(Excerpt from a dataset)
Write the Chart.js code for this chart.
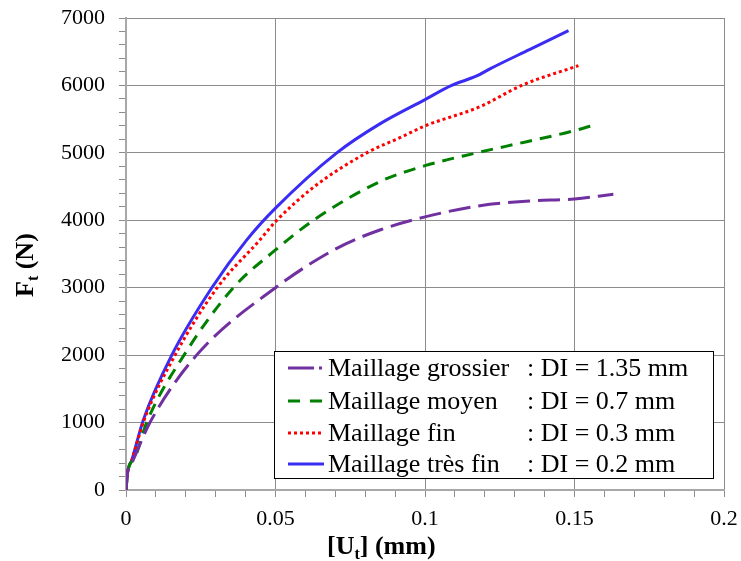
<!DOCTYPE html>
<html>
<head>
<meta charset="utf-8">
<script src="https://cdn.jsdelivr.net/npm/chart.js@4"></script>
<style>
  body { margin: 0; background: #fff; }
  #wrap { width: 741px; height: 561px; }
</style>
</head>
<body>
<div id="wrap"><canvas id="chart" width="741" height="561"></canvas></div>
<script>
// ── Data ────────────────────────────────────────────────────
const seriesNames = ["Maillage grossier", "Maillage moyen", "Maillage fin", "Maillage très fin"];
const seriesDI = [": DI = 1.35 mm", ": DI = 0.7 mm", ": DI = 0.3 mm", ": DI = 0.2 mm"];

const uGrossier = [0, 0.0005, 0.0024, 0.008, 0.0236, 0.05, 0.0705, 0.0849, 0.1, 0.1184, 0.1351, 0.15, 0.163];
const fGrossier = [0, 250, 445, 1000, 2000, 3000, 3584, 3856, 4050, 4217, 4286, 4316, 4385];

const uMoyen = [0, 0.0005, 0.003, 0.0069, 0.0194, 0.0359, 0.05, 0.0627, 0.0849, 0.1, 0.1173, 0.134, 0.15, 0.1577];
const fMoyen = [0, 250, 480, 1000, 2000, 3000, 3560, 4000, 4573, 4810, 5000, 5166, 5329, 5428];

const uFin = [0, 0.0005, 0.002, 0.006, 0.0164, 0.0305, 0.0448, 0.05, 0.063, 0.0805, 0.0916, 0.1, 0.1184, 0.1323, 0.1513];
const fFin = [0, 250, 450, 1030, 2000, 3000, 3710, 3980, 4500, 5000, 5225, 5400, 5685, 6000, 6293];

const uTresFin = [0, 0.0005, 0.002, 0.0058, 0.0153, 0.0287, 0.0404, 0.05, 0.0705, 0.0849, 0.1, 0.1089, 0.1173, 0.1217, 0.1351, 0.148];
const fTresFin = [0, 250, 450, 1040, 2000, 3000, 3710, 4180, 5000, 5430, 5790, 6000, 6140, 6245, 6535, 6812];

const xMin = 0, xMax = 0.2, xMinorStep = 0.01, xMajorStep = 0.05;
const yMin = 0, yMax = 7000, yMinorStep = 200, yMajorStep = 1000;

const toPoints = (xs, ys) => xs.map((x, i) => ({ x: x, y: ys[i] }));

const GRID = "#8c8c8c";
const SERIF = "'Liberation Serif', 'Times New Roman', serif";

// ── Legend + axis titles drawn on the canvas ────────────────
const overlayPlugin = {
  id: "overlay",
  afterDraw(chart) {
    const ctx = chart.ctx;
    ctx.save();

    // legend box
    const box = { left: 274, top: 351, right: 713, bottom: 478 };
    ctx.fillStyle = "#fff";
    ctx.fillRect(box.left, box.top, box.right - box.left, box.bottom - box.top);
    ctx.strokeStyle = "#000";
    ctx.lineWidth = 1;
    ctx.setLineDash([]);
    ctx.strokeRect(box.left + 0.5, box.top + 0.5, box.right - box.left, box.bottom - box.top);

    const rows = [368, 401, 433, 464];
    chart.data.datasets.forEach((ds, i) => {
      const y = rows[i];
      ctx.strokeStyle = ds.borderColor;
      ctx.lineWidth = 3;
      ctx.setLineDash(ds.legendDash || []);
      ctx.beginPath();
      ctx.moveTo(288, y);
      ctx.lineTo(324, y);
      ctx.stroke();
      ctx.setLineDash([]);

      ctx.fillStyle = "#000";
      ctx.font = "26px " + SERIF;
      ctx.textBaseline = "middle";
      ctx.textAlign = "left";
      ctx.fillText(seriesNames[i], 328, y + 1);
      ctx.fillText(seriesDI[i], 527, y + 1);
    });

    // x axis title: [Ut] (mm)
    ctx.fillStyle = "#000";
    ctx.textBaseline = "alphabetic";
    let x = 327;
    const xb = 554;
    ctx.font = "bold 26px " + SERIF;
    ctx.fillText("[U", x, xb);
    x += ctx.measureText("[U").width;
    ctx.font = "bold 16px " + SERIF;
    ctx.fillText("t", x, xb + 5);
    x += ctx.measureText("t").width;
    ctx.font = "bold 26px " + SERIF;
    ctx.fillText("] (mm)", x, xb);

    // y axis title: Ft (N)
    ctx.translate(33, 297);
    ctx.rotate(-Math.PI / 2);
    let t = 0;
    ctx.font = "bold 26px " + SERIF;
    ctx.fillText("F", t, 0);
    t += ctx.measureText("F").width;
    ctx.font = "bold 16px " + SERIF;
    ctx.fillText("t", t, 5);
    t += ctx.measureText("t").width;
    ctx.font = "bold 26px " + SERIF;
    ctx.fillText(" (N)", t, 0);

    ctx.restore();
  }
};

const isMajor = (v, step) => Math.abs(v / step - Math.round(v / step)) < 1e-6;

const ctx = document.getElementById("chart").getContext("2d");
new Chart(ctx, {
  type: "line",
  data: {
    datasets: [
      {
        label: seriesNames[0],
        data: toPoints(uGrossier, fGrossier),
        borderColor: "#7030a0",
        borderDash: [22, 8],
        legendDash: [26, 5, 3, 100]
      },
      {
        label: seriesNames[1],
        data: toPoints(uMoyen, fMoyen),
        borderColor: "#008000",
        borderDash: [12, 8],
        legendDash: [12, 10]
      },
      {
        label: seriesNames[2],
        data: toPoints(uFin, fFin),
        borderColor: "#ff0000",
        borderDash: [3, 3],
        legendDash: [3, 3]
      },
      {
        label: seriesNames[3],
        data: toPoints(uTresFin, fTresFin),
        borderColor: "#3a2cf2",
        borderDash: [],
        legendDash: []
      }
    ]
  },
  options: {
    responsive: false,
    animation: false,
    layout: { padding: { top: 18, right: 17, left: 0, bottom: 0 } },
    elements: {
      point: { radius: 0 },
      line: { borderWidth: 3, cubicInterpolationMode: "monotone", fill: false }
    },
    plugins: { legend: { display: false }, tooltip: { enabled: false } },
    scales: {
      x: {
        type: "linear",
        min: xMin,
        max: xMax,
        afterFit: (s) => { s.height = 71; s.paddingLeft = 0; s.paddingRight = 0; },
        ticks: {
          stepSize: xMinorStep,
          autoSkip: false,
          maxRotation: 0,
          padding: 9,
          color: "#000",
          font: { family: SERIF, size: 22 },
          callback: (v) => isMajor(v, xMajorStep) ? String(Math.round(v * 100) / 100) : ""
        },
        grid: {
          color: (c) => isMajor(c.tick.value, xMajorStep) ? GRID : "rgba(0,0,0,0)",
          tickColor: GRID,
          tickLength: 7,
          lineWidth: 1
        },
        border: { color: "#a8a8a8", width: 2 }
      },
      y: {
        type: "linear",
        min: yMin,
        max: yMax,
        afterFit: (s) => { s.width = 126; s.paddingTop = 0; s.paddingBottom = 0; },
        ticks: {
          stepSize: yMinorStep,
          autoSkip: false,
          padding: 14,
          color: "#000",
          font: { family: SERIF, size: 22 },
          callback: (v) => isMajor(v, yMajorStep) ? String(v) : ""
        },
        grid: {
          color: (c) => isMajor(c.tick.value, yMajorStep) ? GRID : "rgba(0,0,0,0)",
          tickColor: GRID,
          tickLength: 7,
          lineWidth: 1
        },
        border: { color: "#a8a8a8", width: 2 }
      }
    }
  },
  plugins: [overlayPlugin]
});
</script>
</body>
</html>
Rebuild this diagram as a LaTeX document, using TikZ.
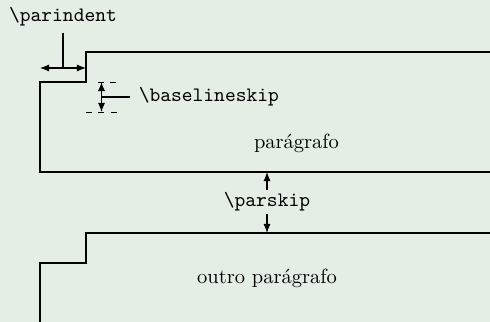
\documentclass[tikz,border=0pt]{standalone}
\usetikzlibrary{arrows.meta}
\definecolor{pagebg}{RGB}{228,238,228}
\begin{document}
\begin{tikzpicture}[x=0.4878pt,y=-0.4878pt,
  outline/.style={line width=0.5pt},
  dim/.style={line width=0.5pt,{Latex[length=4.4pt,width=3.4pt]}-{Latex[length=4.4pt,width=3.4pt]}},
  tip/.style={line width=0.5pt,-{Latex[length=4.4pt,width=3.4pt]}},
  guide/.style={line width=0.4pt,dashed},
  lbl/.style={inner sep=0pt,font=\ttfamily},
  body/.style={inner sep=0pt}]
  \fill[pagebg] (0,0) rectangle (490,322);
  \useasboundingbox (0,0) rectangle (490,322);

  % first paragraph outline
  \draw[outline] (491,52) -- (86,52) -- (86,82) -- (40,82) -- (40,172) -- (491,172);
  % second paragraph outline
  \draw[outline] (491,233) -- (86,233) -- (86,263) -- (40,263) -- (40,323);

  % paragraph texts
  \node[body,anchor=base] (par1) at (296.5,148.3) {parágrafo};
  \node[body,anchor=base] (par2) at (267,284) {outro parágrafo};

  % \parindent
  \coordinate (indL) at (40,68);
  \coordinate (indR) at (86,68);
  \coordinate (indM) at (63,68);
  \node[lbl,anchor=base] (indlbl) at (63,21.7) {\textbackslash parindent};
  \coordinate (indtop) at (63,33);
  \draw[dim] (indL) -- (indR);
  \draw[outline] (indtop) -- (indM);

  % \baselineskip
  \coordinate (blT) at (101.5,82);
  \coordinate (blB) at (101.5,112);
  \coordinate (blM) at (101.5,97);
  \coordinate (blE) at (130,97);
  \draw[guide] (98,82) -- (117,82);
  \draw[guide] (86,112) -- (117,112);
  \draw[dim] (blT) -- (blB);
  \draw[outline] (blM) -- (blE);
  \node[lbl,anchor=base west] (bllbl) at (138.5,101.7) {\textbackslash baselineskip};

  % \parskip
  \coordinate (psT) at (267,172);
  \coordinate (psB) at (267,233);
  \node[lbl,inner sep=1pt] (pslbl) at (267,202) {\textbackslash parskip};
  \draw[tip] (pslbl.north) -- (psT);
  \draw[tip] (pslbl.south) -- (psB);
\end{tikzpicture}
\end{document}
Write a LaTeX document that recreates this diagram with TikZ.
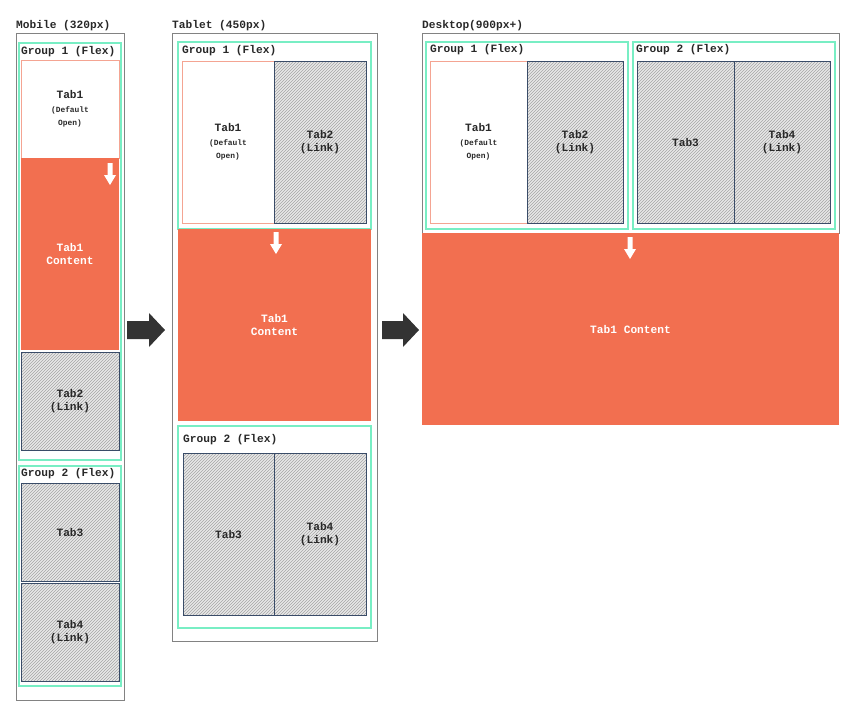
\documentclass[tikz,border=0pt]{standalone}
\usepackage{fontspec}
\setmonofont{Liberation Mono}
\usepackage{tikz}
\usetikzlibrary{patterns}
\definecolor{tabred}{RGB}{242,111,80}
\definecolor{groupgreen}{RGB}{120,238,196}
\definecolor{panelgray}{RGB}{130,130,130}
\definecolor{tabline}{RGB}{244,164,146}
\definecolor{linkblue}{RGB}{58,76,104}
\definecolor{hatchbg}{RGB}{232,232,232}
\definecolor{hatchline}{RGB}{165,165,165}
\definecolor{textgray}{RGB}{40,40,40}
\definecolor{arrowgray}{RGB}{51,51,51}
\newcommand\tabsmall{\fontsize{7.9}{13}\selectfont}

\begin{document}
\begin{tikzpicture}[x=1pt, y=-1pt,
box/.style = {anchor=north west, inner sep=0pt, outer sep=0pt, align=center,
  font=\ttfamily\bfseries\fontsize{11.2}{13.5}\selectfont},
panel/.style = {box, draw=panelgray, line width=1pt},
group/.style = {box, draw=groupgreen, line width=1.5pt},
tabopen/.style = {box, draw=tabline, fill=white, line width=1pt, text=textgray},
tablink/.style = {box, draw=linkblue, line width=1pt, text=textgray,
  preaction={fill=hatchbg}, pattern=north east lines, pattern color=hatchline},
content/.style = {box, fill=tabred, text=white},
title/.style = {anchor=west, inner sep=0pt, text=textgray,
  font=\ttfamily\bfseries\fontsize{11.2}{13.5}\selectfont},
bigarrow/.style = {fill=arrowgray},
tiparrow/.style = {fill=white}]
\useasboundingbox (0,0) rectangle (854,724);

% mobile
\node[title] (mt) at (16,26) {Mobile (320px)};
\node[panel, minimum width=108, minimum height=667] (mob) at (16,33) {};
\node[group, minimum width=102, minimum height=417] (mg1) at (19,43) {};
\node[title] (mg1l) at (21,52) {Group 1 (Flex)};
\node[tabopen, minimum width=98, minimum height=98] (mtab1) at (21,60) {Tab1\\{\tabsmall(Default}\\{\tabsmall Open)}};
\node[content, minimum width=98, minimum height=192] (mcont) at (21,158) {Tab1\\Content};
\fill[tiparrow] (107.5,163) -- ++(5,0) -- ++(0,12) -- ++(3.5,0) -- ++(-6,10) -- ++(-6,-10) -- ++(3.5,0) -- cycle;
\node[tablink, minimum width=98, minimum height=98] (mtab2) at (21,352) {Tab2\\(Link)};
\node[group, minimum width=102, minimum height=220] (mg2) at (19,466) {};
\node[title] (mg2l) at (21,474) {Group 2 (Flex)};
\node[tablink, minimum width=98, minimum height=98] (mtab3) at (21,483) {Tab3};
\node[tablink, minimum width=98, minimum height=98] (mtab4) at (21,583) {Tab4\\(Link)};

\fill[bigarrow] (127,321) -- ++(22,0) -- ++(0,-8) -- ++(16,17) -- ++(-16,17) -- ++(0,-8) -- ++(-22,0) -- cycle;

% tablet
\node[title] (tt) at (172,26) {Tablet (450px)};
\node[panel, minimum width=205, minimum height=608] (tab) at (172,33) {};
\node[group, minimum width=193, minimum height=187] (tg1) at (178,42) {};
\node[title] (tg1l) at (182,51) {Group 1 (Flex)};
\node[tabopen, minimum width=92, minimum height=162] (ttab1) at (182,61) {Tab1\\{\tabsmall(Default}\\{\tabsmall Open)}};
\node[tablink, minimum width=92, minimum height=162] (ttab2) at (274,61) {Tab2\\(Link)};
\node[content, minimum width=193, minimum height=192] (tcont) at (178,229) {Tab1\\Content};
\fill[tiparrow] (273.5,232) -- ++(5,0) -- ++(0,12) -- ++(3.5,0) -- ++(-6,10) -- ++(-6,-10) -- ++(3.5,0) -- cycle;
\node[group, minimum width=193, minimum height=202] (tg2) at (178,426) {};
\node[title] (tg2l) at (183,440) {Group 2 (Flex)};
\node[tablink, minimum width=91, minimum height=162] (ttab3) at (183,453) {Tab3};
\node[tablink, minimum width=92, minimum height=162] (ttab4) at (274,453) {Tab4\\(Link)};

\fill[bigarrow] (382,321) -- ++(21,0) -- ++(0,-8) -- ++(16,17) -- ++(-16,17) -- ++(0,-8) -- ++(-21,0) -- cycle;

% desktop
\node[title] (dt) at (422,26) {Desktop(900px+)};
\node[panel, minimum width=417, minimum height=200] (desk) at (422,33) {};
\node[group, minimum width=202, minimum height=187] (dg1) at (426,42) {};
\node[title] (dg1l) at (430,50) {Group 1 (Flex)};
\node[group, minimum width=202, minimum height=187] (dg2) at (633,42) {};
\node[title] (dg2l) at (636,50) {Group 2 (Flex)};
\node[tabopen, minimum width=97, minimum height=162] (dtab1) at (430,61) {Tab1\\{\tabsmall(Default}\\{\tabsmall Open)}};
\node[tablink, minimum width=96, minimum height=162] (dtab2) at (527,61) {Tab2\\(Link)};
\node[tablink, minimum width=97, minimum height=162] (dtab3) at (637,61) {Tab3};
\node[tablink, minimum width=96, minimum height=162] (dtab4) at (734,61) {Tab4\\(Link)};
\node[content, minimum width=417, minimum height=192] (dcont) at (422,233) {Tab1 Content};
\fill[tiparrow] (627.5,237) -- ++(5,0) -- ++(0,12) -- ++(3.5,0) -- ++(-6,10) -- ++(-6,-10) -- ++(3.5,0) -- cycle;
\end{tikzpicture}
\end{document}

Stated exercise ▸
Copy out each line of the listing that holds "Write".

Complete response ▸
Write the Chart.js code for this chart.
Write a LaTeX document that recreates this diagram with TikZ.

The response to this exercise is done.